Sources told Ars that the first engine was put onto the test stand in Texas early in August, but almost as soon as work began to hot-fire the powerful engine an issue was discovered with the engine build. This necessitated a shipment back to Blue Origin’s factory in mid-August, as the company’s test stands in Texas do not allow for more than minor work.

As a result of this technical issue, ULA now appears likely to get one flight engine this month, but it probably will not receive the other one for installation onto the Vulcan rocket before mid-October, assuming a clean battery of tests in Texas.

Almost certainly this will preclude a debut of the Vulcan rocket in 2022. It will simply not be possible for ULA to install and test the engines, move the rocket to Florida, and stand it up for launch in less than three months. However, Rye said that remains the company’s goal. “ULA is planning for a launch by the end of the year,” she said.

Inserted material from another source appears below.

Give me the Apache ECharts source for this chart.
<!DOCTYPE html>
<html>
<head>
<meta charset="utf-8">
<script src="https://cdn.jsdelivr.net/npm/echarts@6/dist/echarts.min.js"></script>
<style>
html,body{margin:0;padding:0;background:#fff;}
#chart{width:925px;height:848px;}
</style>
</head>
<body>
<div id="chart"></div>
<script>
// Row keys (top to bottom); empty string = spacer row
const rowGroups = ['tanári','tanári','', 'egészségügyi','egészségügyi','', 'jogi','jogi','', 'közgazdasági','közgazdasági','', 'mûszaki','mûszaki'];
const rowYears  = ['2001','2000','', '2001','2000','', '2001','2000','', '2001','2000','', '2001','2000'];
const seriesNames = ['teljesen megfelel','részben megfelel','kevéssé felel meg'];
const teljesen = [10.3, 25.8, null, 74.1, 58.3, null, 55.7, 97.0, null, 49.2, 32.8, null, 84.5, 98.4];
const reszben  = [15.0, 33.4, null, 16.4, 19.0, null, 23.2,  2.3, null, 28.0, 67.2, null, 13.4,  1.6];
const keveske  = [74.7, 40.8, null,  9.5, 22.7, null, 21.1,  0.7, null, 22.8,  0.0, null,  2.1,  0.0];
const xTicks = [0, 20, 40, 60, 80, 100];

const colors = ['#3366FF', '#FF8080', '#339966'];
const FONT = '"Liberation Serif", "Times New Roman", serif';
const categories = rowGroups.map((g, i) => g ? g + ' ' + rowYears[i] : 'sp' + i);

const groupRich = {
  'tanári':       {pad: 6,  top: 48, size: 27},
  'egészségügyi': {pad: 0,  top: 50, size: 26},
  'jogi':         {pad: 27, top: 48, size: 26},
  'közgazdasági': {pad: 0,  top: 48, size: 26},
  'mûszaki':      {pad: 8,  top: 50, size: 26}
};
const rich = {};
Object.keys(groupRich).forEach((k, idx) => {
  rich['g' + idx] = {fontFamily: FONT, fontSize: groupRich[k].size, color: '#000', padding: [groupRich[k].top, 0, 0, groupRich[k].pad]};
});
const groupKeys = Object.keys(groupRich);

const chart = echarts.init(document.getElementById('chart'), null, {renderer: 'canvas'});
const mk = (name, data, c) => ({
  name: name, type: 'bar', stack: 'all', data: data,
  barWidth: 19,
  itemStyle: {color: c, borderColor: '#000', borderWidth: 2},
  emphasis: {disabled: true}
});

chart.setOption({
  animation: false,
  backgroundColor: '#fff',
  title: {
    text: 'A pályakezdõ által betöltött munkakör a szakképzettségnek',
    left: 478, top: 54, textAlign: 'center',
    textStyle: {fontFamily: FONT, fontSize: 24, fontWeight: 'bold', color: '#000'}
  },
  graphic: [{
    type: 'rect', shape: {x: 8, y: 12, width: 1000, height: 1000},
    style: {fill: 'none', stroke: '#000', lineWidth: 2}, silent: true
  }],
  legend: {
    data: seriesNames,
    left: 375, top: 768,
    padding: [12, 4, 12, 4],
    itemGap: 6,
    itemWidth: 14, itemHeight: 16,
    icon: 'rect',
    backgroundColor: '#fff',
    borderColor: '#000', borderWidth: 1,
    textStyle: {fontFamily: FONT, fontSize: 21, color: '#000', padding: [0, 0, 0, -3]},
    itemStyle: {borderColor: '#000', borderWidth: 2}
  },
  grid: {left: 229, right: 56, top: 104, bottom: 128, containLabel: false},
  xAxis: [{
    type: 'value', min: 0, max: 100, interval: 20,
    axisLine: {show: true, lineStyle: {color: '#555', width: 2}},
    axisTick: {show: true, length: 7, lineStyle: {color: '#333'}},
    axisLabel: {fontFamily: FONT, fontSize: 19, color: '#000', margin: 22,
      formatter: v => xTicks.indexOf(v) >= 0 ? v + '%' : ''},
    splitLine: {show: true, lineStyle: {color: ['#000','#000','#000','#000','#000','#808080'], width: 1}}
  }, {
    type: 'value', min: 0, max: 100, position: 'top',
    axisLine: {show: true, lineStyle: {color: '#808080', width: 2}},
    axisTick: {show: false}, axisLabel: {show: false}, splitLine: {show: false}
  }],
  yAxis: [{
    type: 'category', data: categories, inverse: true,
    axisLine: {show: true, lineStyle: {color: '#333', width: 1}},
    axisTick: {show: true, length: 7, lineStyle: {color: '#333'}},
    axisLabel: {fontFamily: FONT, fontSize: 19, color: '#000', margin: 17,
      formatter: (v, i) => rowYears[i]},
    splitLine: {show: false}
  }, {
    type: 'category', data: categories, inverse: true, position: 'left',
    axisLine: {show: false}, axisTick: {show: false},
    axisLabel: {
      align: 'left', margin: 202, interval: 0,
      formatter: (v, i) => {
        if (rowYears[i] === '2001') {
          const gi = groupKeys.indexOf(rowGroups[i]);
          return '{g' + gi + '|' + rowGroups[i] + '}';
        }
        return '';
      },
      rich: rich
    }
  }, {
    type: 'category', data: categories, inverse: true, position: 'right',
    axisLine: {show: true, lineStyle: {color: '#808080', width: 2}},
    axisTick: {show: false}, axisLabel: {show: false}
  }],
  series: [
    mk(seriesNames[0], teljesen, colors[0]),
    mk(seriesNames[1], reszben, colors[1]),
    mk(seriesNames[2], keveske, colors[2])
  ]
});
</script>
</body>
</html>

The engines are not the only factor behind a potential delay for Vulcan. The customer for the rocket, Astrobotic, has not completed final assembly of its Peregrine spacecraft that is intended to land scientific and commercial payloads on the Moon.

“Peregrine is currently undergoing final integration at Astrobotic’s headquarters in Pittsburgh and will be ready for launch aboard ULA’s Vulcan Centaur,” said John Thornton, Astrobotic’s CEO, in a statement to Ars. “Our nimble team has already integrated all 24 payloads to Peregrine’s decks and successfully tested communications in July with NASA’s Deep Space Network.”

However, a source with knowledge of Peregrine’s development said Astrobotic is still validating the performance of thrusters built by Frontier Aerospace for the spacecraft. This raises questions about whether the Peregrine lander will be ready for delivery to ULA’s launch site in Florida by the end of the year. Astrobotic may decide to fly with some thruster risks or delay Peregrine’s launch to accommodate more testing.